Y no hay que negar los profundos dolores y sufrimientos que estas personas puedan experimentar, por supuesto. Pero, como comentábamos hace un momento, una sociedad avanzada y moral e ideológicamente sana, nunca mejor dicho, en ningún caso debe proceder a operar la muerte a estas personas. Esto simple y llanamente sería quitarse una molestia de en medio. Una sociedad avanzada y sana moralmente debe destinar todos los recursos necesarios en todos los campos necesarios para el desarrollo de terapias, fármacos y cirugías que permitan a dichas personas recuperar su firmeza, en lugar de legislar por compasión, y en contra de la ética –incluso en contra de la ética democrática–, para que estas personas «alivien su sufrimiento» con la muerte.

Pongamos como ejemplo a las personas con la enfermedad del ELA. Hay muchos enfermos de ELA que tienen un deseo de vivir, una firmeza, fuera de toda duda a pesar de todas las dificultades y sinsabores que esta enfermedad provoca. Y que incluso pueden desarrollar una vida que, con sus limitaciones, les resulta satisfactoria. Hay otros, sin embargo, que caen en profundas depresiones y carecen de firmeza ética. ¿Qué debe hacer su entorno y su sociedad, compadecerse y matarlos por compasión –eutanasia clínica secundaria– o buscar todas las maneras posibles y hacer todos los esfuerzos posibles por recuperar su firmeza? A nuestro juicio, la segunda opción. Y es que el deber ético de los que rodean a esos enfermos es, por generosidad, buscar los medios para que los enfermos recuperen su firmeza.

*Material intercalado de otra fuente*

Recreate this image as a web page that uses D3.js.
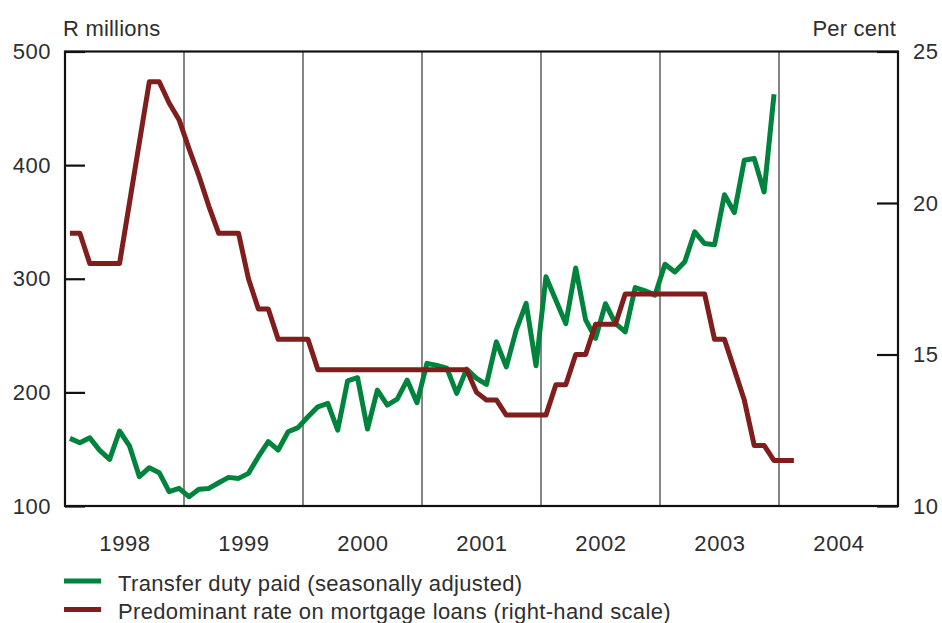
<!DOCTYPE html>
<html>
<head>
<meta charset="utf-8">
<script src="https://cdn.jsdelivr.net/npm/d3@7/dist/d3.min.js"></script>
<style>
  html, body { margin: 0; padding: 0; background: #fff; }
  svg { display: block; }
  text { font-family: "Liberation Sans", Arial, sans-serif; fill: #2e2e2e; }
</style>
</head>
<body>
<svg id="chart" width="942" height="623"></svg>
<script>
// ---- Data (monthly, starting January 1998) ----
const years = ["1998", "1999", "2000", "2001", "2002", "2003", "2004"];
const leftTicks = [100, 200, 300, 400, 500];
const rightTicks = [10, 15, 20, 25];

// Transfer duty paid (seasonally adjusted), R millions, Jan 1998 - Dec 2003
const transferDuty = [
  159.5, 155.7, 160, 149, 141, 166, 153, 125.8, 133.7, 129.3, 112.6, 115.5,
  108.2, 114.7, 115.5, 120.5, 125.2, 124.3, 128.7, 143.4, 156.6, 149.3, 165.4, 169,
  178.5, 187.3, 190.3, 166.8, 210.2, 212.9, 167.7, 202, 188.8, 194, 210.8, 190.9,
  225.5, 223.7, 221.4, 199.1, 220.5, 212.3, 207, 244.5, 222.5, 254.8, 278.3, 223.4,
  301.7, 281, 260.5, 309.5, 263.8, 247.5, 278, 260.7, 253.3, 292.3, 289.4, 285.6,
  312.8, 306, 314.9, 341.3, 331, 330, 374, 358.3, 404.3, 405.8, 376.4, 462.4
];

// Predominant rate on mortgage loans, per cent, Jan 1998 - Feb 2004
const mortgageRate = [
  19, 19, 18, 18, 18, 18, 20, 22, 24, 24, 23.3, 22.75,
  21.8, 20.9, 19.9, 19, 19, 19, 17.5, 16.5, 16.5, 15.5, 15.5, 15.5,
  15.5, 14.5, 14.5, 14.5, 14.5, 14.5, 14.5, 14.5, 14.5, 14.5, 14.5, 14.5,
  14.5, 14.5, 14.5, 14.5, 14.5, 13.75, 13.5, 13.5, 13, 13, 13, 13,
  13, 14, 14, 15, 15, 16, 16, 16, 17, 17, 17, 17,
  17, 17, 17, 17, 17, 15.5, 15.5, 14.5, 13.5, 12, 12, 11.5,
  11.5, 11.5
];

const legendLabels = [
  "Transfer duty paid (seasonally adjusted)",
  "Predominant rate on mortgage loans (right-hand scale)"
];
const colors = { green: "#00843d", red: "#7f1e1d" };

// ---- Layout ----
const L = 65, R = 898, T = 51.5, B = 506;
const svg = d3.select("#chart");

const x = d3.scaleLinear().domain([0, years.length * 12]).range([L, R]);
const yL = d3.scaleLinear().domain([100, 500]).range([B, T]);
const yR = d3.scaleLinear().domain([10, 25]).range([B, T]);

// Year separator lines
svg.append("g").selectAll("line")
  .data(d3.range(1, years.length))
  .join("line")
  .attr("x1", i => x(i * 12)).attr("x2", i => x(i * 12))
  .attr("y1", T).attr("y2", B)
  .attr("stroke", "#222").attr("stroke-width", 1.1);

// Left axis
const axL = svg.append("g").attr("transform", `translate(${L},0)`)
  .call(d3.axisLeft(yL).tickValues(leftTicks).tickSize(-20).tickPadding(14).tickFormat(d3.format("d")));
axL.select(".domain").remove();
axL.selectAll(".tick line").attr("stroke", "#111").attr("stroke-width", 2.2);
axL.selectAll(".tick text").style("font-size", "22px").style("letter-spacing", "0.5px").attr("fill", "#2e2e2e");

// Right axis
const axR = svg.append("g").attr("transform", `translate(${R},0)`)
  .call(d3.axisRight(yR).tickValues(rightTicks).tickSize(-21).tickPadding(15).tickFormat(d3.format("d")));
axR.select(".domain").remove();
axR.selectAll(".tick line").attr("stroke", "#111").attr("stroke-width", 2.2);
axR.selectAll(".tick text").style("font-size", "22px").style("letter-spacing", "0.5px").attr("fill", "#2e2e2e");

// Bottom year labels
const axB = svg.append("g").attr("transform", `translate(0,${B})`)
  .call(d3.axisBottom(x).tickValues(years.map((y, i) => i * 12 + 6)).tickSize(0).tickPadding(29)
    .tickFormat((d, i) => years[i]));
axB.select(".domain").remove();
axB.selectAll(".tick text").style("font-size", "22px").style("letter-spacing", "0.6px").attr("fill", "#2e2e2e");

// Frame
svg.append("rect")
  .attr("x", L).attr("y", T).attr("width", R - L).attr("height", B - T)
  .attr("fill", "none").attr("stroke", "#111").attr("stroke-width", 2.2);

// Lines
const lineL = d3.line().x((d, i) => x(i + 0.5)).y(d => yL(d));
const lineR = d3.line().x((d, i) => x(i + 0.5)).y(d => yR(d));

svg.append("path").datum(transferDuty)
  .attr("d", lineL).attr("fill", "none")
  .attr("stroke", colors.green).attr("stroke-width", 5).attr("stroke-linejoin", "round");

svg.append("path").datum(mortgageRate)
  .attr("d", lineR).attr("fill", "none")
  .attr("stroke", colors.red).attr("stroke-width", 5).attr("stroke-linejoin", "round");

// Axis titles
svg.append("text").attr("x", 63).attr("y", 36).style("font-size", "22px").style("letter-spacing", "0.2px").text("R millions");
svg.append("text").attr("x", 896).attr("y", 36).attr("text-anchor", "end").style("font-size", "22px").style("letter-spacing", "0.2px").text("Per cent");

// Legend
const lg = svg.append("g");
[colors.green, colors.red].forEach((c, i) => {
  const yy = 581 + i * 28.5;
  lg.append("line").attr("x1", 64).attr("x2", 101).attr("y1", yy).attr("y2", yy)
    .attr("stroke", c).attr("stroke-width", 5);
  lg.append("text").attr("x", 118).attr("y", yy + 9.5).style("font-size", "22px")
    .style("letter-spacing", "0.35px").text(legendLabels[i]);
});
</script>
</body>
</html>
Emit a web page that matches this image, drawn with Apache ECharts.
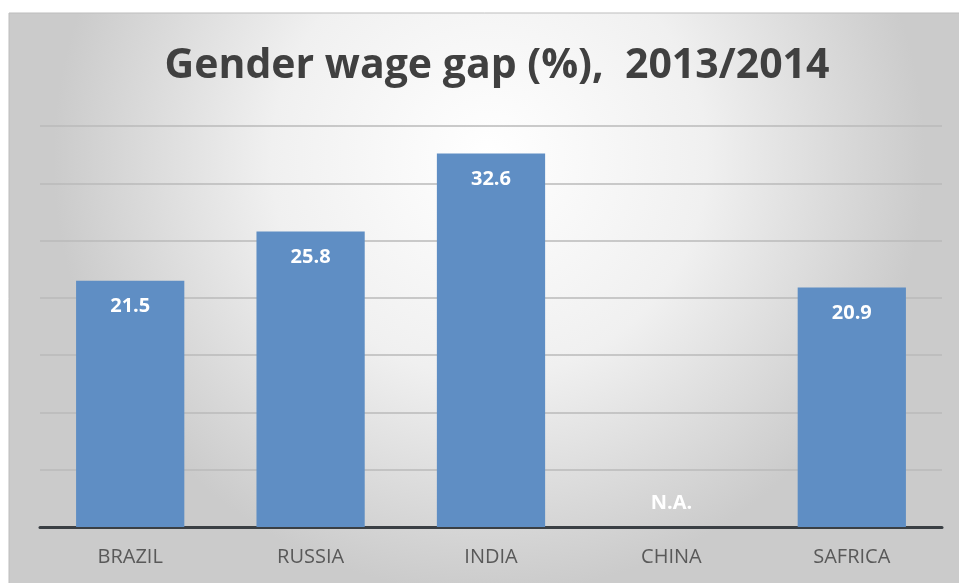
<!DOCTYPE html>
<html><head><meta charset="utf-8">
<script src="https://cdn.jsdelivr.net/npm/echarts@6/dist/echarts.min.js"></script>
<style>html,body{margin:0;padding:0;background:#fff}#c{width:959px;height:583px}</style>
</head><body><div id="c"></div>
<script>
var categories = ['BRAZIL', 'RUSSIA', 'INDIA', 'CHINA', 'SAFRICA'];
var values = [21.5, 25.8, 32.6, null, 20.9];
var naCategory = 'CHINA';
var titleText = 'Gender wage gap (%),  2013/2014';

var chart = echarts.init(document.getElementById('c'), null, {renderer: 'canvas'});
chart.setOption({
  animation: false,
  graphic: [{
    type: 'rect', z: -10, silent: true,
    shape: {x: 9, y: 13, width: 960, height: 580},
    style: {
      fill: new echarts.graphic.RadialGradient(0.5, 0.25, 0.75, [
        {offset: 0, color: '#ffffff'},
        {offset: 0.5, color: '#f0f0f0'},
        {offset: 1, color: '#cbcbcb'}
      ]),
      stroke: '#bdbdbd', lineWidth: 1
    }
  }],
  title: {
    text: titleText, left: 492, top: 41, textAlign: 'center',
    textStyle: {fontFamily: 'Open Sans', fontWeight: 'bold', fontSize: 41, color: '#404040'}
  },
  grid: {left: 40, right: 17, top: 126, bottom: 56},
  xAxis: {
    type: 'category', data: categories,
    axisLine: {lineStyle: {color: '#3a3f44', width: 3}},
    axisTick: {show: false},
    axisLabel: {color: '#595959', fontSize: 20, fontFamily: 'Open Sans', margin: 20}
  },
  yAxis: {
    type: 'value', min: 0, max: 35, interval: 5,
    axisLabel: {show: false}, axisLine: {show: false}, axisTick: {show: false},
    splitLine: {lineStyle: {color: '#bababa', width: 1.5}}
  },
  series: [{
    type: 'bar', data: values, barWidth: '60%',
    itemStyle: {color: '#5f8ec4'},
    label: {show: true, position: 'insideTop', distance: 16, color: '#ffffff',
      fontWeight: 'bold', fontSize: 20, fontFamily: 'Open Sans'},
    markPoint: {
      symbol: 'circle', symbolSize: 0,
      data: [{coord: [naCategory, 0]}],
      label: {show: true, formatter: 'N.A.', color: '#ffffff', fontWeight: 'bold',
        fontSize: 20, fontFamily: 'Open Sans', position: 'top', distance: 14}
    }
  }]
});
</script></body></html>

Decimos esto siempre sin pretender dar a entender que estas distinciones y precisiones se hacen suponiendo que la vida sea un valor absoluto o el mayor de los valores o, ya puestos en la trascendencia, un don dado por una divinidad. Porque la vida si tiene valor o no lo tiene por sus contenidos, no por sí misma. Y puede que merezca la pena vivir, por ejemplo, siempre que quede al menos un grado de libertad y que la lucha por la libertad sea lo que dé sentido a una vida, no la vida por sí misma. Son las acciones de los individuos las que dan valor o no a su vida –pudiendo llegarse al caso en que esas acciones sean tales que hayan quitado todo valor a esa vida y que esta, ahora sí por generosidad, pueda suprimirse mediante otro tipo de eutanasia, la eutanasia procesal–, dicho valor no se presupone.

Por otro lado, como ya hemos dicho, aludir en estos casos a la eutanasia por cuestiones de compasión, sobre todo a la hora de legislar, es sumamente peligroso e indeterminado. Porque hay que hilar finísimo y tener en cuenta muchos factores. Y eso cuando esa compasión no se refleje tanto en los propios enfermos cuanto en aquellos que les rodean. Porque también hay que tener en cuenta que la conciencia de cada cual no se moldea individualmente, subjetivamente, sino que los demás también influyen en el desarrollo de la conciencia personal, y se puede influir para potenciar la firmeza o para disminuirla.

Desde DENAES, siempre preocupada por la firmeza de los españoles y de la «salud» moral de la nación, queremos ofrecer a los españoles esta sucinta clasificación y estas precisiones sobre la eutanasia que, al menos, puedan servir para encaminar mínimamente los juicios que cada español, previo conocimiento de la ley, ha de formarse.